■ **Challenge**:
Keep to the lines from the line containing "Write the matplotlib code for this chart." through the line containing "plt.rcParams['axes.unicode_minus'] = True": copy them exactly and leave every picture out.

■ **Records supplied**:
[Start]

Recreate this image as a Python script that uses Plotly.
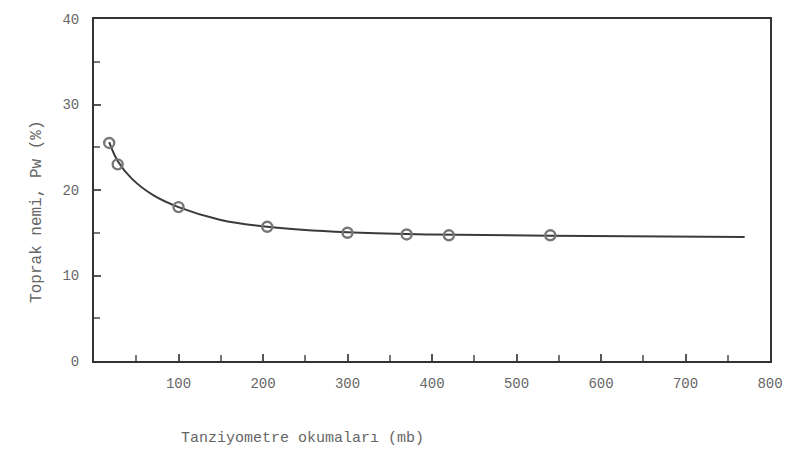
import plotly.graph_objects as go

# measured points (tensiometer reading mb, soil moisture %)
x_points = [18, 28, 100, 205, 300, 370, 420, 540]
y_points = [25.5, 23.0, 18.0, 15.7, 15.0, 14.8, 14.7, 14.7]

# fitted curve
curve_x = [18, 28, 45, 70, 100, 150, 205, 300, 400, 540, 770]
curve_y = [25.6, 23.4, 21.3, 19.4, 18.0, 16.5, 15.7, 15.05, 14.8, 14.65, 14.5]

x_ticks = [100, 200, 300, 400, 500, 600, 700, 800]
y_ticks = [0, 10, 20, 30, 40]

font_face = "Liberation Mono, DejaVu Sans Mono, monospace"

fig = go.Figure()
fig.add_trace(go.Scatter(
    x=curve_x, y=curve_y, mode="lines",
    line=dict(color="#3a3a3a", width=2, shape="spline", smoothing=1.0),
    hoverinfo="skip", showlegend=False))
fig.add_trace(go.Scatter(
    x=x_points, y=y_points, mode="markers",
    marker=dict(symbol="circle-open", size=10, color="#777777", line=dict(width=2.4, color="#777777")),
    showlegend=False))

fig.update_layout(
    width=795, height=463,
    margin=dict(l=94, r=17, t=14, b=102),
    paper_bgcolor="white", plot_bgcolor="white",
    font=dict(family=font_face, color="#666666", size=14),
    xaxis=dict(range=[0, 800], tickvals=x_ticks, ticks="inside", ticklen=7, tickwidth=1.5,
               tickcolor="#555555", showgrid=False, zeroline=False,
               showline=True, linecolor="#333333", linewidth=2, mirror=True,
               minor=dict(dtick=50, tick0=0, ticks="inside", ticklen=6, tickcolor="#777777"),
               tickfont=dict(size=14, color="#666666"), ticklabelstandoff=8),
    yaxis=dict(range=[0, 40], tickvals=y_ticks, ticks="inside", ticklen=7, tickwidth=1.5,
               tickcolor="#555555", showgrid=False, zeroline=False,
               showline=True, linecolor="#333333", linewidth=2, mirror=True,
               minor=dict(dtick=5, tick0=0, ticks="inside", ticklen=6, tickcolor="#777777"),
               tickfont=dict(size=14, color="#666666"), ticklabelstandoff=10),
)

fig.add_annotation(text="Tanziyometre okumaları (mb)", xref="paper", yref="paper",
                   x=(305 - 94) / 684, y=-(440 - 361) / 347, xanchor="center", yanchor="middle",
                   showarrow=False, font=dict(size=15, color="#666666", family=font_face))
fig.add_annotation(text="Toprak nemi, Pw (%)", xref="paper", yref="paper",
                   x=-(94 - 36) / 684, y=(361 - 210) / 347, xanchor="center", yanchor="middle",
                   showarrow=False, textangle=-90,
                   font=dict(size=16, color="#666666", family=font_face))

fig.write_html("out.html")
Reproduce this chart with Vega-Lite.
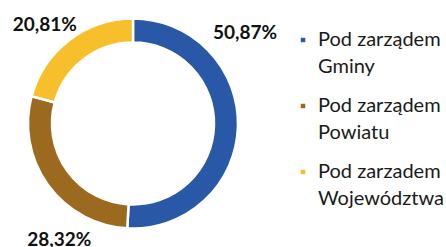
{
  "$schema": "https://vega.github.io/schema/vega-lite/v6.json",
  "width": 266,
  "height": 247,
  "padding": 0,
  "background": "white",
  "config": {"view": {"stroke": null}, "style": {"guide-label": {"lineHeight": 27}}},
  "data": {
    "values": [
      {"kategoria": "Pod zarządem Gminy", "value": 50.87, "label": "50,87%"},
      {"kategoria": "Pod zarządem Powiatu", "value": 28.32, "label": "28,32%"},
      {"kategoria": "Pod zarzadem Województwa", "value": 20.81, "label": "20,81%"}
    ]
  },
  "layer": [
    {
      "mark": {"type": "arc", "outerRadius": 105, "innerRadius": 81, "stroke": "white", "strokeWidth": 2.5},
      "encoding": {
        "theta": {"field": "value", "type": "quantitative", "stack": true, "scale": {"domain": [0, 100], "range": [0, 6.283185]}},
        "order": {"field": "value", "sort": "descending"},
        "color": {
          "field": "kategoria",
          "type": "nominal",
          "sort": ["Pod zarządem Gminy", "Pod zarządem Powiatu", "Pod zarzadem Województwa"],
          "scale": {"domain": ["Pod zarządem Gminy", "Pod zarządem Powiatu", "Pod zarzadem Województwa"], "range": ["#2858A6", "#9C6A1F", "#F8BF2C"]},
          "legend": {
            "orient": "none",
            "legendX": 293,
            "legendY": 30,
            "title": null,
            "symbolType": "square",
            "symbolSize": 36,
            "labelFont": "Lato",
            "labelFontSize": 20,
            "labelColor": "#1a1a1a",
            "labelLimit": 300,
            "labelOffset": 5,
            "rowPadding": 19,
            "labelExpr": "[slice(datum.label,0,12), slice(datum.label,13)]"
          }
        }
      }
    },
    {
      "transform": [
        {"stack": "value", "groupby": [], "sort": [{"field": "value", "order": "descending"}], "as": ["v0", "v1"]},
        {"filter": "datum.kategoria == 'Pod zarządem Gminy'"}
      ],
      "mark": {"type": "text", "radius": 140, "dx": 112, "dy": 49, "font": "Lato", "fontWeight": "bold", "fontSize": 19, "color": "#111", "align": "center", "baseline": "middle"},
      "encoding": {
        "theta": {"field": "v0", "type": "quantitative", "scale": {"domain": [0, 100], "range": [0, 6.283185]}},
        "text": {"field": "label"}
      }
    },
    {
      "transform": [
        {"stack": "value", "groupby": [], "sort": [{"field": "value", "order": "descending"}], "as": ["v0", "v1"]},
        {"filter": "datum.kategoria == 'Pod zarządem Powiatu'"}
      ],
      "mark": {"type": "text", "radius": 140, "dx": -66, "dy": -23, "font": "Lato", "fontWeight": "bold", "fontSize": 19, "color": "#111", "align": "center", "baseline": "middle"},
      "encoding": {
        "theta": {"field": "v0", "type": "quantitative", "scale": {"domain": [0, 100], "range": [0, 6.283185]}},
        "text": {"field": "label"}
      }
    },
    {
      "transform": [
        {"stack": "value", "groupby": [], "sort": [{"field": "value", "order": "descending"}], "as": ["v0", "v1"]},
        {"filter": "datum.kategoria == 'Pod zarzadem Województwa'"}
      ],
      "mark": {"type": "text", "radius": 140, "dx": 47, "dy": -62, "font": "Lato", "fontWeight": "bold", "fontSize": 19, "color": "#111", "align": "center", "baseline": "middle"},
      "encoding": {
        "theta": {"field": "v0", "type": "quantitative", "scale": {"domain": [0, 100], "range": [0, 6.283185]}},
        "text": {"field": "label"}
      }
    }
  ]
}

[End]
[Start]

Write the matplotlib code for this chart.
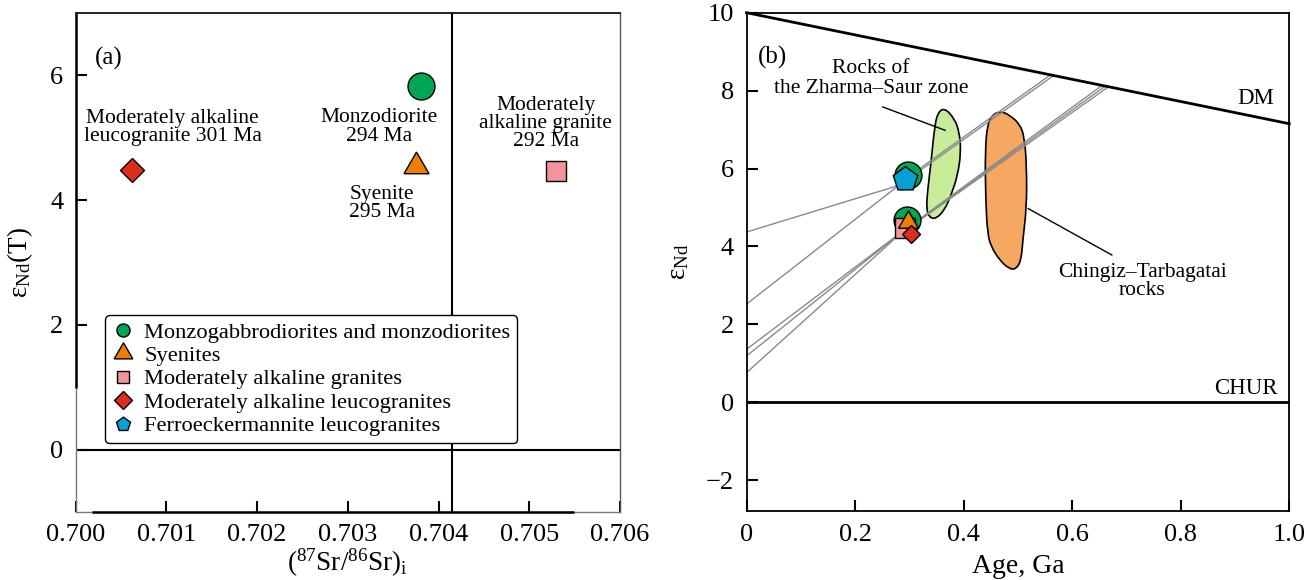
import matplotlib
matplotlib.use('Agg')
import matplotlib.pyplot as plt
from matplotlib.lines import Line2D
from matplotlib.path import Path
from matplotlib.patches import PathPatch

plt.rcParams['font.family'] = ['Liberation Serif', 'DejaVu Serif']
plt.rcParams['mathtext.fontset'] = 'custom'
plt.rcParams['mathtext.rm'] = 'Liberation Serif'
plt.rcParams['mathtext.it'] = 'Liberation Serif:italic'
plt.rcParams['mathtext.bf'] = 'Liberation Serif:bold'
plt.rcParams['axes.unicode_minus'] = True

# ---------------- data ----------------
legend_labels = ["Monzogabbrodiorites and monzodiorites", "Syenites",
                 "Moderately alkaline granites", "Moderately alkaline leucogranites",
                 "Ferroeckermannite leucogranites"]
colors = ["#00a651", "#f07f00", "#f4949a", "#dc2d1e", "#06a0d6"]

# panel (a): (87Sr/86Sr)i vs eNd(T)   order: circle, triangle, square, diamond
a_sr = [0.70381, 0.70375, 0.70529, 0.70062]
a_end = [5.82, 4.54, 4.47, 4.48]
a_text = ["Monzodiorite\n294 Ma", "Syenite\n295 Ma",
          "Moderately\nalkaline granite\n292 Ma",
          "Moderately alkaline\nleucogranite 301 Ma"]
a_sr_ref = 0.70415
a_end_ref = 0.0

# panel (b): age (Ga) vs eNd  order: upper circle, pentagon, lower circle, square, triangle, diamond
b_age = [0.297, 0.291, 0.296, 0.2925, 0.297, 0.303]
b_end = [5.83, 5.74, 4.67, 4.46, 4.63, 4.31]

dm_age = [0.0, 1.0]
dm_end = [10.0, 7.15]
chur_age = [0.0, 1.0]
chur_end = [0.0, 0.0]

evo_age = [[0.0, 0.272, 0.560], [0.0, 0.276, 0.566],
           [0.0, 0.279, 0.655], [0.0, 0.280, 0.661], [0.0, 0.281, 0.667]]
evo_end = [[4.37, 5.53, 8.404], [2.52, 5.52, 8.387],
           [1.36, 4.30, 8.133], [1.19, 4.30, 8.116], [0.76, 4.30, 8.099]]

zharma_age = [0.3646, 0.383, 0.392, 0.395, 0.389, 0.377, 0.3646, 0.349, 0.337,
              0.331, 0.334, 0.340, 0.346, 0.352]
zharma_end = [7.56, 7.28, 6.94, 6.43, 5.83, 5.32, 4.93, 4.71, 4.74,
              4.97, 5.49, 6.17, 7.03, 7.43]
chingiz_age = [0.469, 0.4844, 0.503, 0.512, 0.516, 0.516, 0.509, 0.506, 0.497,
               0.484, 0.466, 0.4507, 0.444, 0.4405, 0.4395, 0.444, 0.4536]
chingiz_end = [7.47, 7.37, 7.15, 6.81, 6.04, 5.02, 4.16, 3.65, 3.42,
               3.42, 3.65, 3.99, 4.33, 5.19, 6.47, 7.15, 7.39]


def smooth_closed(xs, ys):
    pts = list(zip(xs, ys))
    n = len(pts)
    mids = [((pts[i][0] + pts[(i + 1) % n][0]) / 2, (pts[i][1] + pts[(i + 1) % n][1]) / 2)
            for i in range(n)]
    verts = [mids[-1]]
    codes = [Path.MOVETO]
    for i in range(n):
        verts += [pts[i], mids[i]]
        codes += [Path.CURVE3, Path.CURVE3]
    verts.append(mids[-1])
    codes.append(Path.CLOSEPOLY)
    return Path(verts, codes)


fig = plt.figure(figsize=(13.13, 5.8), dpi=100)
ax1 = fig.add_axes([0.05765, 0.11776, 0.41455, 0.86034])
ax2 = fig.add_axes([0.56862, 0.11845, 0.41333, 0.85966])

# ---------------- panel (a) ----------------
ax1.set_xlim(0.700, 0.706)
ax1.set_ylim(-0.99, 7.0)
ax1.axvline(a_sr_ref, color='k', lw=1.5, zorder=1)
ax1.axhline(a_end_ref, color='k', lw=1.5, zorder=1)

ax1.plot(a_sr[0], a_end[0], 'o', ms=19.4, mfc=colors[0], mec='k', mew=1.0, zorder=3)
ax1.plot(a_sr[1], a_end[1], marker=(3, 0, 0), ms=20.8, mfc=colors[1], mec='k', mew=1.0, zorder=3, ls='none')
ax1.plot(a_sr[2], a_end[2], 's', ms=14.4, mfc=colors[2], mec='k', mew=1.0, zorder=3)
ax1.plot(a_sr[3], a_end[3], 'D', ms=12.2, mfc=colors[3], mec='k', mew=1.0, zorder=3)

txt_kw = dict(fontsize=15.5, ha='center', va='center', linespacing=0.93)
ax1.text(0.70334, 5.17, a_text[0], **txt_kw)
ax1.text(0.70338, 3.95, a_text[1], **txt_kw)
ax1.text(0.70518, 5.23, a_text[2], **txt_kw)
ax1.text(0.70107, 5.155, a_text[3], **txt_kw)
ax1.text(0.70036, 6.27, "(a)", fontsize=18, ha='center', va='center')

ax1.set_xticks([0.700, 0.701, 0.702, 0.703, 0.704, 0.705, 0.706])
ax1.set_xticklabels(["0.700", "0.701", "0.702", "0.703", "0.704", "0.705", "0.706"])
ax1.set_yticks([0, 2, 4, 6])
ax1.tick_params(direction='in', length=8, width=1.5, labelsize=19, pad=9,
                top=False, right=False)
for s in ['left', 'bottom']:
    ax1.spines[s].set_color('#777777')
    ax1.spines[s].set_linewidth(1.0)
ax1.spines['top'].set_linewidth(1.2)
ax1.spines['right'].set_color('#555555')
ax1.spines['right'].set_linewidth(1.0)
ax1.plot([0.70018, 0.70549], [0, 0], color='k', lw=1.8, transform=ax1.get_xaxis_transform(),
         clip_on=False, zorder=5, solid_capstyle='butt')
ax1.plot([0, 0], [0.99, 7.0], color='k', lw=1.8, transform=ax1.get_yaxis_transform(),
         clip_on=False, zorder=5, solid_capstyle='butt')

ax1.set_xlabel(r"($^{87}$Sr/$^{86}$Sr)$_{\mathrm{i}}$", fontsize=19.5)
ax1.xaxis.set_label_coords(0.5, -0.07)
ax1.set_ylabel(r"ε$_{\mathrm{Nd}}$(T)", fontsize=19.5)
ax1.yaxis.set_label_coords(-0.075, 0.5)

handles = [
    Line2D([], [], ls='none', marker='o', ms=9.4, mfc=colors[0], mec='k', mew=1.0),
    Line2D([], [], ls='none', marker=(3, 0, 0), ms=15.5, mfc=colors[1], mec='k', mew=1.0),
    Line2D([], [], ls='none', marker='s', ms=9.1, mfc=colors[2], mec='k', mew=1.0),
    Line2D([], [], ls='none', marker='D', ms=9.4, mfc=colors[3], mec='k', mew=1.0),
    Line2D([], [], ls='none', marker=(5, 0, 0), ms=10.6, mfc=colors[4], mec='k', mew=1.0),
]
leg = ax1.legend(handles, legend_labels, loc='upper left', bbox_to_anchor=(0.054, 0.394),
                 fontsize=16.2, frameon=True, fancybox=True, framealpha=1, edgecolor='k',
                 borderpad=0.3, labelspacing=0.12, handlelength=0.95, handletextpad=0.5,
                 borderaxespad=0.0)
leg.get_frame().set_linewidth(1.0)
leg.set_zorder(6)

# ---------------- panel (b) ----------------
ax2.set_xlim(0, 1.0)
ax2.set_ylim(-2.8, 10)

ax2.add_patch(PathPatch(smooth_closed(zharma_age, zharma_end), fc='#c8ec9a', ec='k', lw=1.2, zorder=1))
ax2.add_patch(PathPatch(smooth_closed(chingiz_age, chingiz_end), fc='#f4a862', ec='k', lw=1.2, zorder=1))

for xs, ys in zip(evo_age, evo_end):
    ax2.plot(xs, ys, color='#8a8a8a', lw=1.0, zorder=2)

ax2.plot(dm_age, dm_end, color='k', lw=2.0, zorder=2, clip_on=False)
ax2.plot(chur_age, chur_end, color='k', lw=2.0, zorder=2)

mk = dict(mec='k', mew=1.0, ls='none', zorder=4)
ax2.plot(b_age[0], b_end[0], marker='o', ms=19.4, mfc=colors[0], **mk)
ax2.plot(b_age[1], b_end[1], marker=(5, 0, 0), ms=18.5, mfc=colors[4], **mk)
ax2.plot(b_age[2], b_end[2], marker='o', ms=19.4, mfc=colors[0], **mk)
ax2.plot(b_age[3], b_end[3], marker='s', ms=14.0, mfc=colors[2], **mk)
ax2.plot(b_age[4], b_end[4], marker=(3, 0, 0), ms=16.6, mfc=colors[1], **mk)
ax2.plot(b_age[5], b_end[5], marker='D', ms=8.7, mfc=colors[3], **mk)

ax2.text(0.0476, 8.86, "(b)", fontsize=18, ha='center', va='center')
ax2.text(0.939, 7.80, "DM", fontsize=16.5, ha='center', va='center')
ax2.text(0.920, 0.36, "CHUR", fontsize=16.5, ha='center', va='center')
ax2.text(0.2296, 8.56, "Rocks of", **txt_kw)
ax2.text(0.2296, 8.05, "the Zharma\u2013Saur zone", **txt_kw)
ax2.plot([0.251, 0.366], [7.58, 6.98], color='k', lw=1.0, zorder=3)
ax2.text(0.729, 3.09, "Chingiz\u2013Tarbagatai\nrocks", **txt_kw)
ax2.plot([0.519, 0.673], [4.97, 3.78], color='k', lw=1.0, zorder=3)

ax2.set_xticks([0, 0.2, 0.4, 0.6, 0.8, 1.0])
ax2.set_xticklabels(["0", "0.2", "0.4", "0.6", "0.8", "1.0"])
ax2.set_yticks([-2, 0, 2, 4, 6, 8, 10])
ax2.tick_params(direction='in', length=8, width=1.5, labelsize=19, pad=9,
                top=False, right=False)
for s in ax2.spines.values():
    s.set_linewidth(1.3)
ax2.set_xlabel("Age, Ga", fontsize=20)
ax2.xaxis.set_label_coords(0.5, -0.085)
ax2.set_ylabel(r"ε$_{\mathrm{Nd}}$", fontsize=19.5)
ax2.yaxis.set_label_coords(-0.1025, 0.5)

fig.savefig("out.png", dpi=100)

[End]

■ **Answer to this problem**:
Write the matplotlib code for this chart.
import matplotlib
matplotlib.use('Agg')
import matplotlib.pyplot as plt
from matplotlib.lines import Line2D
from matplotlib.path import Path
from matplotlib.patches import PathPatch

plt.rcParams['font.family'] = ['Liberation Serif', 'DejaVu Serif']
plt.rcParams['mathtext.fontset'] = 'custom'
plt.rcParams['mathtext.rm'] = 'Liberation Serif'
plt.rcParams['mathtext.it'] = 'Liberation Serif:italic'
plt.rcParams['mathtext.bf'] = 'Liberation Serif:bold'
plt.rcParams['axes.unicode_minus'] = True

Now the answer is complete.